▼

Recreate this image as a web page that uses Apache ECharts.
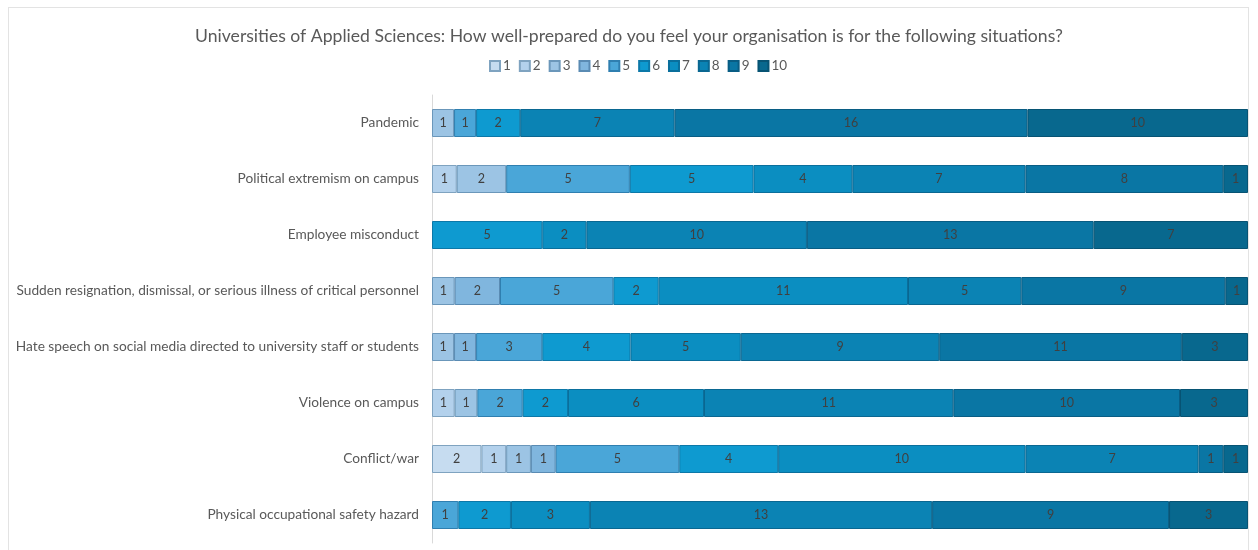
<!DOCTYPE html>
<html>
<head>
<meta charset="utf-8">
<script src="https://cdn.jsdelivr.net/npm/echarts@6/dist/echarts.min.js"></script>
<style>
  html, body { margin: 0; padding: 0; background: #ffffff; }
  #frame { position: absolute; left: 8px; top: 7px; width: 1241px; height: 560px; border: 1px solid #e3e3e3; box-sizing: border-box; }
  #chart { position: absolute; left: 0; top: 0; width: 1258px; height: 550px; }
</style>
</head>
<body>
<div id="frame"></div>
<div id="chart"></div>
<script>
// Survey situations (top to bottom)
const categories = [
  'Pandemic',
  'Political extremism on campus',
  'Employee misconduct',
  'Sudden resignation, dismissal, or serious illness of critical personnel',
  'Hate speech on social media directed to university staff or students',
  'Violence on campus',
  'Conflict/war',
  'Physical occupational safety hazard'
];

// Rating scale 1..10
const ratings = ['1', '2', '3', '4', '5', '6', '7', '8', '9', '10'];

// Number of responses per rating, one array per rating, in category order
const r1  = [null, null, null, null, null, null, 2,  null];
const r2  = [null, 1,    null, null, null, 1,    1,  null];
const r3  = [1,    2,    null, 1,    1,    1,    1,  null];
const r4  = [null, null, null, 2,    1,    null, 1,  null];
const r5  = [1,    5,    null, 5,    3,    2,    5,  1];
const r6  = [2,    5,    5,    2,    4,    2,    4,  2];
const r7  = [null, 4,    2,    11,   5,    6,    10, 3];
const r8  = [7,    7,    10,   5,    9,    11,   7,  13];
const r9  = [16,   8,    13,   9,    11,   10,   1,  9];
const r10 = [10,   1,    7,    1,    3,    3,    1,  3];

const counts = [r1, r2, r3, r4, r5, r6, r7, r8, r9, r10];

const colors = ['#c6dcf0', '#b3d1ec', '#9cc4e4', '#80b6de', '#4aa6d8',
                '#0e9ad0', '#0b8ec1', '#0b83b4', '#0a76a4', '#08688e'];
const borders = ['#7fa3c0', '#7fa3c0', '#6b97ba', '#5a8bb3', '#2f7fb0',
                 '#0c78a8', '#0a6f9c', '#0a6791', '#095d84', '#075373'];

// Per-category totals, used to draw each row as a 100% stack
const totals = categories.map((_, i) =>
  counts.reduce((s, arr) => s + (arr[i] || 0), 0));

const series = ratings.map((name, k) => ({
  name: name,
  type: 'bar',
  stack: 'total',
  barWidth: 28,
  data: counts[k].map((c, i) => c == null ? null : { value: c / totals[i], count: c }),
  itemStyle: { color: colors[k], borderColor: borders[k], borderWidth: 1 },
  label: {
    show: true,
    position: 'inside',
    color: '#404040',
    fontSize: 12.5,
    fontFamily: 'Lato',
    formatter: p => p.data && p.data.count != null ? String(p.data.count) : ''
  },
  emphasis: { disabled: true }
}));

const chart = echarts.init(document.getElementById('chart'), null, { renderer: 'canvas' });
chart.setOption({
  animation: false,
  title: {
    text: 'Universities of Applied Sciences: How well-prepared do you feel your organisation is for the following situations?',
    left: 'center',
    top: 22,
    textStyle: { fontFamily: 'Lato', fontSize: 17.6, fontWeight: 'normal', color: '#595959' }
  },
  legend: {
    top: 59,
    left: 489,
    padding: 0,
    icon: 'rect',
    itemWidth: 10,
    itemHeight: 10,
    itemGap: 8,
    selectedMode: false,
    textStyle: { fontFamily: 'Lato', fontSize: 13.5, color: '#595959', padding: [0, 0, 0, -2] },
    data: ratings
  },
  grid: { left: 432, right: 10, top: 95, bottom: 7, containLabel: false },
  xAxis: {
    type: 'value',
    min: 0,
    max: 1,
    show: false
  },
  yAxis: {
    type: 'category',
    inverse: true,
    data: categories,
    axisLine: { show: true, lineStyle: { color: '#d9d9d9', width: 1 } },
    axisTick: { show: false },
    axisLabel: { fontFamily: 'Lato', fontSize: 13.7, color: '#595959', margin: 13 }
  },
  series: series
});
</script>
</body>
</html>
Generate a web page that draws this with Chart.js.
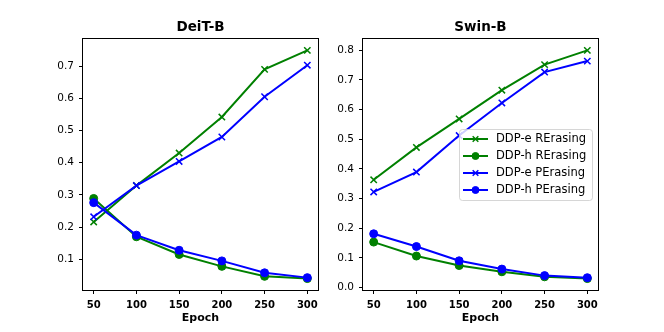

▲

> [REQUIRED TASK]: Transcribe all the lines above exactly, apart from the pictures.

> [THE ANSWER]:
Recreate this image as a web page that uses Apache ECharts.
<!DOCTYPE html>
<html>
<head>
<meta charset="utf-8">
<script src="https://cdn.jsdelivr.net/npm/echarts@6/dist/echarts.min.js"></script>
<style>
  html, body { margin: 0; padding: 0; background: #ffffff; }
  #frame { position: absolute; left: 8px; top: 7px; width: 1241px; height: 560px; border: 1px solid #e3e3e3; box-sizing: border-box; }
  #chart { position: absolute; left: 0; top: 0; width: 1258px; height: 550px; }
</style>
</head>
<body>
<div id="frame"></div>
<div id="chart"></div>
<script>
// Survey situations (top to bottom)
const categories = [
  'Pandemic',
  'Political extremism on campus',
  'Employee misconduct',
  'Sudden resignation, dismissal, or serious illness of critical personnel',
  'Hate speech on social media directed to university staff or students',
  'Violence on campus',
  'Conflict/war',
  'Physical occupational safety hazard'
];

// Rating scale 1..10
const ratings = ['1', '2', '3', '4', '5', '6', '7', '8', '9', '10'];

// Number of responses per rating, one array per rating, in category order
const r1  = [null, null, null, null, null, null, 2,  null];
const r2  = [null, 1,    null, null, null, 1,    1,  null];
const r3  = [1,    2,    null, 1,    1,    1,    1,  null];
const r4  = [null, null, null, 2,    1,    null, 1,  null];
const r5  = [1,    5,    null, 5,    3,    2,    5,  1];
const r6  = [2,    5,    5,    2,    4,    2,    4,  2];
const r7  = [null, 4,    2,    11,   5,    6,    10, 3];
const r8  = [7,    7,    10,   5,    9,    11,   7,  13];
const r9  = [16,   8,    13,   9,    11,   10,   1,  9];
const r10 = [10,   1,    7,    1,    3,    3,    1,  3];

const counts = [r1, r2, r3, r4, r5, r6, r7, r8, r9, r10];

const colors = ['#c6dcf0', '#b3d1ec', '#9cc4e4', '#80b6de', '#4aa6d8',
                '#0e9ad0', '#0b8ec1', '#0b83b4', '#0a76a4', '#08688e'];
const borders = ['#7fa3c0', '#7fa3c0', '#6b97ba', '#5a8bb3', '#2f7fb0',
                 '#0c78a8', '#0a6f9c', '#0a6791', '#095d84', '#075373'];

// Per-category totals, used to draw each row as a 100% stack
const totals = categories.map((_, i) =>
  counts.reduce((s, arr) => s + (arr[i] || 0), 0));

const series = ratings.map((name, k) => ({
  name: name,
  type: 'bar',
  stack: 'total',
  barWidth: 28,
  data: counts[k].map((c, i) => c == null ? null : { value: c / totals[i], count: c }),
  itemStyle: { color: colors[k], borderColor: borders[k], borderWidth: 1 },
  label: {
    show: true,
    position: 'inside',
    color: '#404040',
    fontSize: 12.5,
    fontFamily: 'Lato',
    formatter: p => p.data && p.data.count != null ? String(p.data.count) : ''
  },
  emphasis: { disabled: true }
}));

const chart = echarts.init(document.getElementById('chart'), null, { renderer: 'canvas' });
chart.setOption({
  animation: false,
  title: {
    text: 'Universities of Applied Sciences: How well-prepared do you feel your organisation is for the following situations?',
    left: 'center',
    top: 22,
    textStyle: { fontFamily: 'Lato', fontSize: 17.6, fontWeight: 'normal', color: '#595959' }
  },
  legend: {
    top: 59,
    left: 489,
    padding: 0,
    icon: 'rect',
    itemWidth: 10,
    itemHeight: 10,
    itemGap: 8,
    selectedMode: false,
    textStyle: { fontFamily: 'Lato', fontSize: 13.5, color: '#595959', padding: [0, 0, 0, -2] },
    data: ratings
  },
  grid: { left: 432, right: 10, top: 95, bottom: 7, containLabel: false },
  xAxis: {
    type: 'value',
    min: 0,
    max: 1,
    show: false
  },
  yAxis: {
    type: 'category',
    inverse: true,
    data: categories,
    axisLine: { show: true, lineStyle: { color: '#d9d9d9', width: 1 } },
    axisTick: { show: false },
    axisLabel: { fontFamily: 'Lato', fontSize: 13.7, color: '#595959', margin: 13 }
  },
  series: series
});
</script>
</body>
</html>
Generate a web page that draws this with Chart.js.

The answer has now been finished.